米カリフォルニア州の人けのない砂漠に「スロージャマスタン共和国」は存在する/Republic of Slowjamastan Ministry of Communications

(CNN) 「手短に言うなら」とランディ・ウィリアムズ氏は言った。米サンディエゴ出身の「スロージャム」を専門とする深夜のラジオDJは、「Rダブ!」という愛称の他に、「スロージャマスタンのスルタン」という肩書も持つ。「他に行く国がなくなったので、自分の国を作った」

夜はラジオ局で働きながら、ウィリアムズ氏は世界のあらゆる国々を訪れることに命を捧げてきた。国連加盟国のうち訪問先が残り1カ国となったところで、人気のない乾燥したカリフォルニアの砂漠に11.07エーカー(約4万4800平方メートル)の土地を購入し、ラジオ番組にちなんだ新しい「国」を作ることにした。

2021年12月1日午後0時26分、スロージャマスタンのスルタンは一張羅のスーツとサングラス姿で、米合衆国からの独立を宣言した。この時の様子は「スロージャマスタン共和国」の首都ダブランディアにある「行政府」から生中継された。

それから2年。スロージャマスタンでは「クロックス」の着用禁止令など十数もの奇妙な法律が制定された一方、新興国家らしい特徴にあふれている。独自のパスポートを発行し、独自の国旗がはためいて、独自の通貨「ダブル」も流通している。国家行事の際には国歌も演奏される。

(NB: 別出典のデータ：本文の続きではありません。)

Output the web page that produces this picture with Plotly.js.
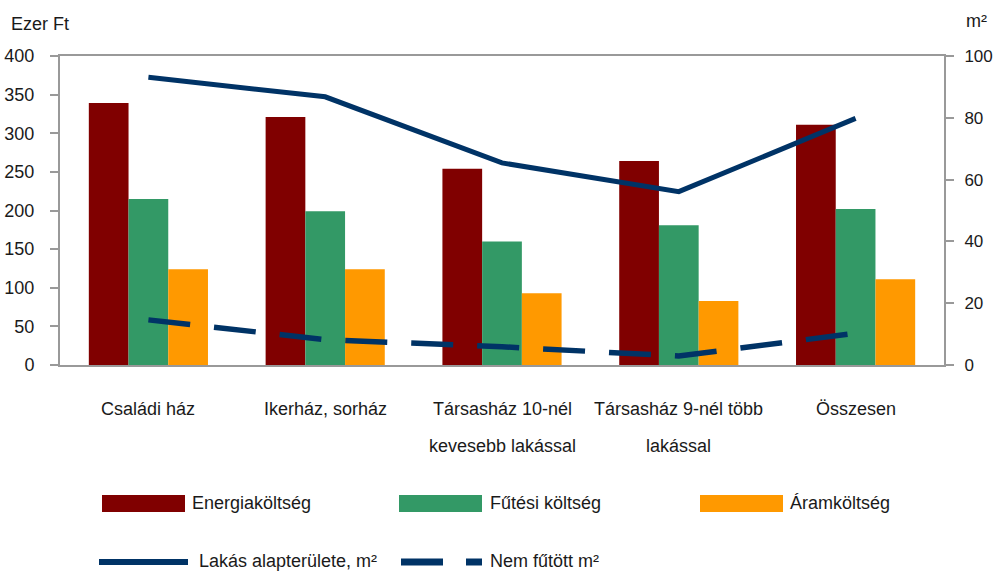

スロージャマスタン共和国には500人以上の国民もいる。条件付きでの市民権取得者や申請待ちの人々は4500人以上にのぼる。世界の国々を全制覇するという生涯の目標を達成した今、ウィリアムズ氏はスロージャマスタン共和国の観光誘致に力を入れ、世界随一の「ミクロネーション」化計画を立てている。

スロージャマスタンのスルタン

「ラジオをやっていない時は、誰も聞いたことのないような国を旅しているだろう」とウィリアムズ氏はCNNに語った。国連で承認された193カ国のうち、最後の訪問国となったトルクメニスタンへの旅行に向かう前のことだ。「スロージャマスタンを建国しようと思った理由のひとつは193カ国の次に194カ国目が欲しかったから!」

正式名称は「スロージャマスタン人民共和国主権国家連合領土」。ウィリアムズ氏が独立を宣言した「自称国家」は、サンディエゴから北西に車で2時間半、カリフォルニア州道78号線沿いにある。狭い土地には砂漠の他何もないが、ウィリアムズ氏は幹線道路のそばに「ようこそスロージャマスタンへ」と書かれた巨大な看板を設置し、入国管理局も設けた。屋外の行政府の上には、色鮮やかなスロージャマスタンの国旗がはためいている。

ウィリアムズ氏が国家建設を考えたきっかけは、世界旅行の途上で様々な自称国家、いわゆる「ミクロネーション」を訪れたのがきっかけだった。